Lets have a look at the Exporter class.
Exporter
module Items
class CsvExport
include CsvBase::CsvBase
def initialize(items)
@items = items
end
private
attr_reader :items
def header
CSV.generate_line(['a column', 'another column'], col_sep: "\t").to_s
end
def export_columns
['items.a_column', 'related_class.another_column']
end
def export_sql
items.select(export_columns)
end
end
end
This class defines the particulars of how to get the data for the export. It receives an ActiveRecord relation object which it uses to construct an export sql query. The heavy lifting is done by the CsvBase::CsvBase module.
It is important to keep in mind that the implementation of the exporter class is dependent on the application and this example is provided only as a template of how an implementation can look like.
CsvBase
The CsvBase::CsvBase module is designed to be included in a class and uses methods defined on that class in its #each template method to provide the enumerator with data and is application independent. Currently the assumption is that the exported CSV is going to be opened by Excel in windows. It is however trivial to abstract that asumption away.
module CsvBase
module CsvBase
BOM = "\377\376".force_encoding('UTF-16LE')
include Enumerable
def each
yield bom
yield encoded(header)
generate_csv do |row|
yield encoded(row)
end
end
def header
''
end
def bom
::CsvBase::CsvBase::BOM
end
private
def encoded(string)
string.encode('UTF-16LE', undef: :replace)
end
# WARNING: This will most likely NOT work on jruby!!!
def generate_csv
conn = ActiveRecord::Base.connection.raw_connection
conn.copy_data(export_csv_query) do
while row = conn.get_copy_data
yield row.force_encoding('UTF-8')
end
end
end
def export_csv_query
%Q{copy (#{export_sql}) to stdout with (FORMAT CSV, DELIMITER '\t', HEADER FALSE, ENCODING 'UTF-8');}
end
end
end
Since the CsvBase::CsvBase module includes the Enumerable module its each method will end up getting called by the controller. It consists of three steps:
- It first yields a BOM (byte order mark) which is important for opening the CSV in Excel on windows. It can be overriden in the client CsvExport class if its not needed or there needs to be something different.
- It yields a properly encoded header row. The client provides the header.
- It calls to the generate_csv method yielding whatever that method yields.

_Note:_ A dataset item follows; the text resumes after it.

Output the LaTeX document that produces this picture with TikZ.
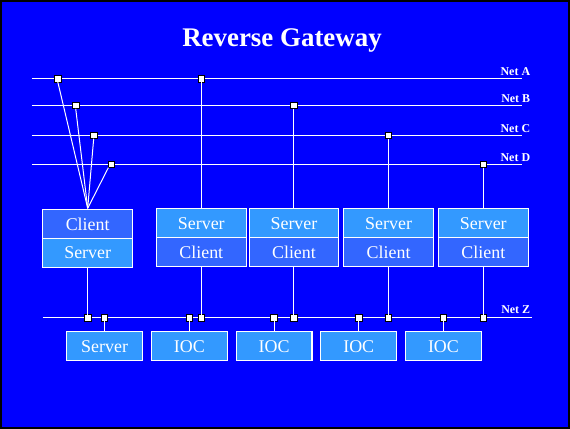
\documentclass[tikz,border=0pt]{standalone}
\usepackage{fontspec}
\setmainfont{Liberation Serif}
\usetikzlibrary{positioning}
\definecolor{bgblue}{RGB}{0,0,255}
\definecolor{lightbox}{RGB}{51,153,255}
\definecolor{darkbox}{RGB}{51,102,255}
\tikzset{
	every node/.style={outer sep=0pt},
}
\tikzstyle{net}=[draw=white, line width=1.2pt]
\tikzstyle{link}=[draw=white, line width=1pt]
\tikzstyle{tap}=[draw=black, fill=white, line width=0.8pt, minimum size=6.5pt, inner sep=0pt]
\tikzstyle{half}=[draw=white, line width=1.2pt, minimum width=90pt, minimum height=29pt, inner sep=0pt, text=white, font=\fontsize{18}{18}\selectfont]
\tikzstyle{lowbox}=[half, fill=lightbox, minimum width=76pt]
\tikzstyle{netlabel}=[anchor=east, text=white, inner sep=0pt, font=\fontsize{12}{12}\selectfont\bfseries]

\begin{document}
\begin{tikzpicture}[x=1pt,y=-1pt]
	% background.....................
	\fill [bgblue] (0,0) rectangle (570,428);
	\draw [black, line width=2pt] (0,0) rectangle (570,428);
	\useasboundingbox (0,0) rectangle (570,428);

	% title.....................
	\node [text=white, font=\fontsize{27}{27}\selectfont\bfseries] (title) at (282,40) {Reverse Gateway};

	% nets......................
	\draw [net] (31,78) coordinate (aL) -- (523,78) coordinate (aR);
	\draw [net] (31,105) coordinate (bL) -- (523,105) coordinate (bR);
	\draw [net] (31,135) coordinate (cL) -- (523,135) coordinate (cR);
	\draw [net] (31,164) coordinate (dL) -- (523,164) coordinate (dR);
	\draw [net] (42,318) coordinate (zL) -- (533,318) coordinate (zR);
	\node [netlabel] (labA) at (531,71) {Net A};
	\node [netlabel] (labB) at (531,98) {Net B};
	\node [netlabel] (labC) at (531,128) {Net C};
	\node [netlabel] (labD) at (531,157) {Net D};
	\node [netlabel] (labZ) at (531,310) {Net Z};

	% taps on the nets..........
	\node [tap] (tA1) at (57,78) {};
	\node [tap] (tB1) at (75,105) {};
	\node [tap] (tC1) at (93,135) {};
	\node [tap] (tD1) at (111,164) {};
	\node [tap] (tA2) at (201,78) {};
	\node [tap] (tB2) at (294,105) {};
	\node [tap] (tC2) at (389,135) {};
	\node [tap] (tD2) at (484,164) {};

	\node [tap] (tZ1) at (87,318) {};
	\node [tap] (tZ2) at (104,318) {};
	\node [tap] (tZ3) at (189,318) {};
	\node [tap] (tZ4) at (201,318) {};
	\node [tap] (tZ5) at (274,318) {};
	\node [tap] (tZ6) at (294,318) {};
	\node [tap] (tZ7) at (359,318) {};
	\node [tap] (tZ8) at (389,318) {};
	\node [tap] (tZ9) at (444,318) {};
	\node [tap] (tZ10) at (484,318) {};

	% gateway boxes.............
	\node [half, fill=darkbox] (gwCl) at (87,224) {Client};
	\node [half, fill=lightbox, below=0pt of gwCl] (gwSv) {Server};

	\node [half, fill=lightbox] (sv1) at (201,223) {Server};
	\node [half, fill=darkbox, below=0pt of sv1] (cl1) {Client};
	\node [half, fill=lightbox] (sv2) at (294,223) {Server};
	\node [half, fill=darkbox, below=0pt of sv2] (cl2) {Client};
	\node [half, fill=lightbox] (sv3) at (389,223) {Server};
	\node [half, fill=darkbox, below=0pt of sv3] (cl3) {Client};
	\node [half, fill=lightbox] (sv4) at (484,223) {Server};
	\node [half, fill=darkbox, below=0pt of sv4] (cl4) {Client};

	% bottom row................
	\node [lowbox] (srvZ) at (104,346.5) {Server};
	\node [lowbox, right=9pt of srvZ] (ioc1) {IOC};
	\node [lowbox, right=9pt of ioc1] (ioc2) {IOC};
	\node [lowbox, right=9pt of ioc2] (ioc3) {IOC};
	\node [lowbox, right=9pt of ioc3] (ioc4) {IOC};

	% fan into the client.......
	\coordinate (fan) at (87,208);
	\draw [link] (tA1.south) -- (fan);
	\draw [link] (tB1.south) -- (fan);
	\draw [link] (tC1.south) -- (fan);
	\draw [link] (tD1.south west) -- (fan);

	% links to the nets.........
	\draw [link] (tA2.south) -- (sv1.north);
	\draw [link] (tB2.south) -- (sv2.north);
	\draw [link] (tC2.south) -- (sv3.north);
	\draw [link] (tD2.south) -- (sv4.north);

	\draw [link] (gwSv.south) -- (tZ1.north);
	\draw [link] (cl1.south) -- (tZ4.north);
	\draw [link] (cl2.south) -- (tZ6.north);
	\draw [link] (cl3.south) -- (tZ8.north);
	\draw [link] (cl4.south) -- (tZ10.north);

	\draw [link] (tZ2.south) -- (srvZ.north);
	\draw [link] (tZ3.south) -- (ioc1.north);
	\draw [link] (tZ5.south) -- (ioc2.north);
	\draw [link] (tZ7.south) -- (ioc3.north);
	\draw [link] (tZ9.south) -- (ioc4.north);
\end{tikzpicture}
\end{document}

The generate_csv method is the interesting part. It uses a low (level API)[//deveiate.org/code/pg/PG/Connection.html] of the postgres connnector. The connector receives a (copy command)[//www.postgresql.org/docs/9.2/static/sql-copy.html] with a sql query constructed to select all rows with a custom delimiter. Since the row returned from Postgres is a csv string all Ruby has to do is properly encode the string and pass it along.
That is all there is to it. The download will now be super-fast and consume a constant amount of memory while generating the output.
For comparison, lets create a new exporter that uses standard find_each approach.
module Items
class CsvExport
include Csv::CsvBase
def initialize(items)
@items = items
end
private
attr_reader :items
def header
CSV.generate_line(['a column', 'another column'], col_sep: "\t").to_s
end
def generate_csv
items.find_each do |item|
CSV.generate_line([item.a_column, item.association.another_column], col_sep: "\t").to_s
end
end
end
end
Exporting 500k records:
- find_each approach
- Time: ~450s
- Peak Memory: ~1.8GB
- raw_connection approach
- Time: ~90s
- Peak memory: ~400MB
Conclusion
When the middleman is cut out there is an observable 5x speed/memory performance improvement without without any change in behavior. Starting out with this kind of a solution is not recommended because there are a few caveats to consider when using this kind of solution.
- We are tying ourselves to postgres by using the details about the connection. It is not a problem in most apps, but it is a thing to consider.
- Problems on non-MRI environments - the raw_connection code will most likely cause issues on JRuby.
- Code is more complicated - the example is factored in such a way that the details on how to do build the content of the CSV are encapsulated in a single method, but its still an additional burden on the developers maintaing that code.
It is therefore preferable to start with a simple approach and only use this kind of a solution when Rails becomes a real bottleneck.